While the opposition increased
their vote only slightly from 4.4 million in the presidential elections last
year to 4.5 million against the reforms, it appears that up to 2.8 million
people that voted for Chavez in the presidential elections abstained in the
constitutional reform referendum.

Reflecting on the suggestion
that many people may have abstained from voting in the referendum in protest
over the performance of many regional majors and governorships aligned with
‘Chavismo,' Chavez said, "If some people did not vote because they were annoyed
by the lack of a response to some of their demands by some entity, then this is
not a thing to flagellate ourselves over, because the proposal attacked
directly the vices in the said bodies, such as corruption and bureaucracy that
have precisely held back the demands of the people. The people that did not
vote or voted against the reform, because they were annoyed or discontent,
voted against themselves."

Chavez also ridiculed the
international media campaign to discredit and personally attack him, particularly
U.S.
television channel CNN that has begun to spread information about a supposed crisis
in the revolutionary government in reaction to the results of the electoral
process on December 2.

Assuring that he was continuing
to work hard for the revolution, Chavez said, "For me this is not a defeat and
I don't consider that this is a victory of the opposition. Here what exists is
the maintenance of an opening towards a path for a new homeland. What they
leave out of their invented accounts of crisis and of people easily defeated
and sad, is that Chavez is still here for a while."

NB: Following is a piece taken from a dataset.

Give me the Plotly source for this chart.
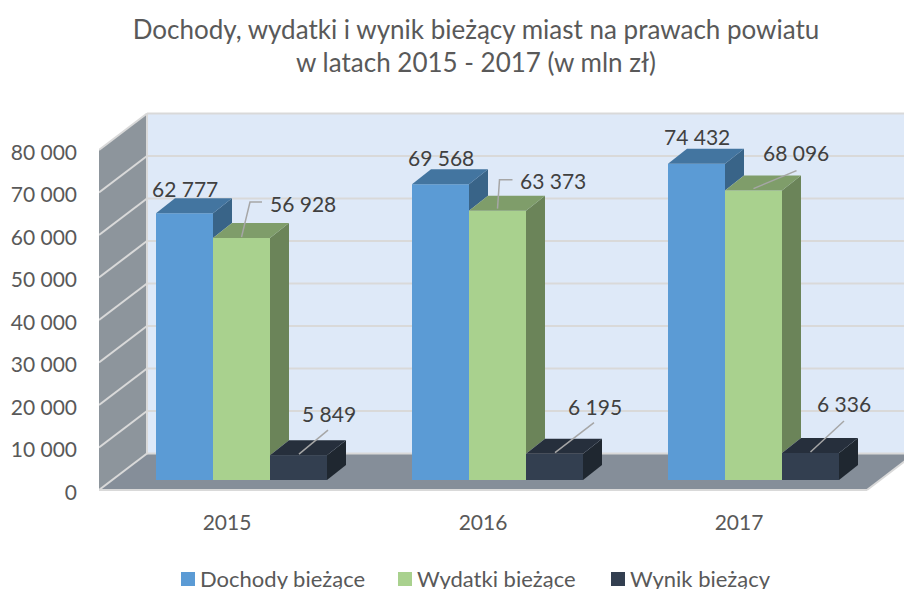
import plotly.graph_objects as go

# ---- data ----
years = [2015, 2016, 2017]
dochody = [62777, 69568, 74432]
wydatki = [56928, 63373, 68096]
wynik = [5849, 6195, 6336]
y_ticks = [0, 10000, 20000, 30000, 40000, 50000, 60000, 70000, 80000]
y_tick_labels = ["0", "10 000", "20 000", "30 000", "40 000", "50 000", "60 000", "70 000", "80 000"]
series_names = ["Dochody bieżące", "Wydatki bieżące", "Wynik bieżący"]
title_text = "Dochody, wydatki i wynik bieżący miast na prawach powiatu<br>w latach 2015 - 2017 (w mln zł)"

# ---- style ----
FONT = "Lato"
TXT = "#595959"
LBL = "#404040"
front = ["#5B9BD5", "#A9D18E", "#333F50"]
top = ["#4375A0", "#7F9D6A", "#262F3C"]
side = ["#396488", "#6B8459", "#1F2730"]
GRID = "#D9D9D9"
legend_swatch_px = [181, 398, 611]

W, H = 904, 589
EXTRA = 9                   # pixels of plot area kept below the zero line
ML, MB, MT = 99, 99 - EXTRA, 90
PX_X = 256.0                # pixels per year on the x axis
PX_Y = 4.25 / 1000.0        # pixels per unit on the y axis
PLOT_H = H - MB - MT
x0 = years[0] - 0.5
xr = [x0, x0 + (W - ML) / PX_X]
yr = [-EXTRA / PX_Y, (PLOT_H - EXTRA) / PX_Y]
LABEL_DROP = 2.5 / PX_Y     # tick labels sit slightly below their gridline ends

def dx(px):
    return px / PX_X

def dy(px):
    return px / PX_Y

# oblique projection
WALL_DX, WALL_DY = dx(48), dy(36.5)
BAR_DX, BAR_DY = dx(19), dy(15)
BAR_W = dx(57)
LIFT = dy(10)
SHIFT = dx(14.5)

shapes = []

def poly(pts, fill):
    path = "M " + " L ".join(f"{a},{b}" for a, b in pts) + " Z"
    shapes.append(dict(type="path", path=path, xref="x", yref="y", fillcolor=fill,
                       line=dict(width=0), layer="below"))

def seg(a, b, c, d, width=2, color=GRID):
    shapes.append(dict(type="line", x0=a, y0=b, x1=c, y1=d, xref="x", yref="y",
                       line=dict(color=color, width=width), layer="below"))

xl, xe = x0, x0 + 3
ymax = y_ticks[-1]
poly([(xl + WALL_DX, WALL_DY), (xe + WALL_DX, WALL_DY), (xe + WALL_DX, ymax + WALL_DY), (xl + WALL_DX, ymax + WALL_DY)], "#DEE9F8")
poly([(xl, 0), (xl + WALL_DX, WALL_DY), (xl + WALL_DX, ymax + WALL_DY), (xl, ymax)], "#8D959C")
poly([(xl, 0), (xe, 0), (xe + WALL_DX, WALL_DY), (xl + WALL_DX, WALL_DY)], "#858E99")
for t in y_ticks:
    seg(xl, t, xl + WALL_DX, t + WALL_DY)
    seg(xl + WALL_DX, t + WALL_DY, xe + WALL_DX, t + WALL_DY)
seg(xl + WALL_DX, WALL_DY, xl + WALL_DX, ymax + WALL_DY)
seg(xl, 0, xe, 0)
seg(xe, 0, xe + WALL_DX, WALL_DY)

fig = go.Figure()
all_vals = [dochody, wydatki, wynik]
xs = [y + SHIFT for y in years]
for s, vals in enumerate(all_vals):
    fig.add_trace(go.Bar(
        x=xs, y=vals, base=LIFT, name=series_names[s], width=BAR_W,
        offset=(s - 1.5) * BAR_W, marker=dict(color=front[s], line=dict(width=0)),
        hoverinfo="skip", showlegend=False))

# invisible trace that keeps the tick-label axis alive
fig.add_trace(go.Scatter(x=[years[0]], y=[0], yaxis="y2", mode="markers",
                         marker=dict(opacity=0), showlegend=False, hoverinfo="skip"))

# top and side faces, painted left to right
def face(pts, color):
    fig.add_trace(go.Scatter(
        x=[p[0] for p in pts] + [pts[0][0]], y=[p[1] for p in pts] + [pts[0][1]],
        mode="lines", fill="toself", fillcolor=color, line=dict(width=0),
        showlegend=False, hoverinfo="skip"))

for c in range(len(years)):
    for s, vals in enumerate(all_vals):
        l = xs[c] + (s - 1.5) * BAR_W
        r = l + BAR_W
        t = vals[c] + LIFT
        low = all_vals[s + 1][c] + LIFT if s < 2 else LIFT
        face([(r, low), (r, t), (r + BAR_DX, t + BAR_DY), (r + BAR_DX, low + BAR_DY)], side[s])
        face([(l, t), (r, t), (r + BAR_DX, t + BAR_DY), (l + BAR_DX, t + BAR_DY)], top[s])

# data labels and leader lines: pixel offsets from top-front centre of each bar
label_off = [
    [(0, 25), (0, 27), (0, 27)],
    [(61.5, 35), (55.5, 30), (42.5, 38)],
    [(30, 42), (40, 47), (33.5, 50)],
]
leaders = [
    [],
    [[(0, 1), (8.5, 36), (20.5, 36)], [(0, 2), (2, 31), (15, 31)], [(0, 2), (43, 20)]],
    [[(0.5, 1), (29.5, 25)], [(0.5, 1), (39.5, 31)], [(0, 1), (33.5, 32)]],
]
annotations = []
for s, vals in enumerate(all_vals):
    for c, v in enumerate(vals):
        cx = xs[c] + (s - 1) * BAR_W
        t = v + LIFT
        ox, oy = label_off[s][c]
        annotations.append(dict(
            x=cx, y=t, xref="x", yref="y", xshift=ox, yshift=oy, showarrow=False,
            text=f"{v:,}".replace(",", " "), font=dict(family=FONT, size=21, color=LBL),
            xanchor="center", yanchor="middle"))
        if leaders[s]:
            pts = leaders[s][c]
            fig.add_trace(go.Scatter(
                x=[cx + dx(p[0]) for p in pts], y=[t + dy(p[1]) for p in pts],
                mode="lines", line=dict(color="#A6A6A6", width=1.5),
                showlegend=False, hoverinfo="skip"))

# legend: colour square followed by the series name
def paper_x(px):
    return (px - ML) / (W - ML)

def paper_y(py):
    return (H - MB - py) / PLOT_H

LEG_Y, SW = 579, 14
for s, name in enumerate(series_names):
    sx = legend_swatch_px[s]
    shapes.append(dict(type="rect", xref="paper", yref="paper",
                       x0=paper_x(sx), x1=paper_x(sx + SW),
                       y0=paper_y(LEG_Y + SW / 2), y1=paper_y(LEG_Y - SW / 2),
                       fillcolor=front[s], line=dict(width=0)))
    annotations.append(dict(x=paper_x(sx + SW + 3), y=paper_y(LEG_Y - 1), xref="paper", yref="paper",
                            text=name, showarrow=False, xanchor="left", yanchor="middle",
                            font=dict(family=FONT, size=22, color=TXT)))

fig.update_layout(
    width=W, height=H, autosize=False,
    margin=dict(l=ML, r=0, t=MT, b=MB, pad=0),
    paper_bgcolor="white", plot_bgcolor="white",
    barmode="overlay",
    showlegend=False,
    title=dict(text=title_text, x=476 / W, xanchor="center", y=1 - 38.5 / H, yanchor="middle",
               font=dict(family=FONT, size=26, color=TXT)),
    xaxis=dict(range=xr, tickmode="array", tickvals=years, ticktext=[str(y) for y in years],
               showgrid=False, zeroline=False, showline=False, ticks="", ticklabelstandoff=9,
               tickfont=dict(family=FONT, size=21, color=TXT), fixedrange=True),
    yaxis=dict(range=yr, showticklabels=False, ticks="", showgrid=False, zeroline=False,
               showline=False, fixedrange=True),
    yaxis2=dict(range=[yr[0] + LABEL_DROP, yr[1] + LABEL_DROP], overlaying="y", side="left", anchor="x",
                tickmode="array", tickvals=y_ticks, ticktext=y_tick_labels,
                showgrid=False, zeroline=False, showline=False, ticks="", ticklabelstandoff=21,
                tickfont=dict(family=FONT, size=21, color=TXT), fixedrange=True),
    shapes=shapes, annotations=annotations,
)
fig.write_html("out.html", config=dict(displayModeBar=False),
               post_script="document.body.style.margin='0';document.documentElement.style.overflow='hidden';")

He also completely denied the
versions of El Nacional journalist Hernán Lugo-Galicia, who alleged in
an interview with Daniel Viotto on CNN in Spanish that Chavez had only accepted
the results of the referendum because of pressure from the Military High
Command.

"Of these rumors that the
Military High Command was ready to continue with plans of destabilization that
the opposition had ready; there is one thing to make clear, that the current
Military High Command is more solid than ever because of the Revolution, because
of their commitment, because of their respect for the Constitution."

General Jesús Gregorio González
González, chief of the Strategic Operational Command also phoned in to La
Hojilla minutes later to confirm that the claims by Lugo-Galicia are "made up stories."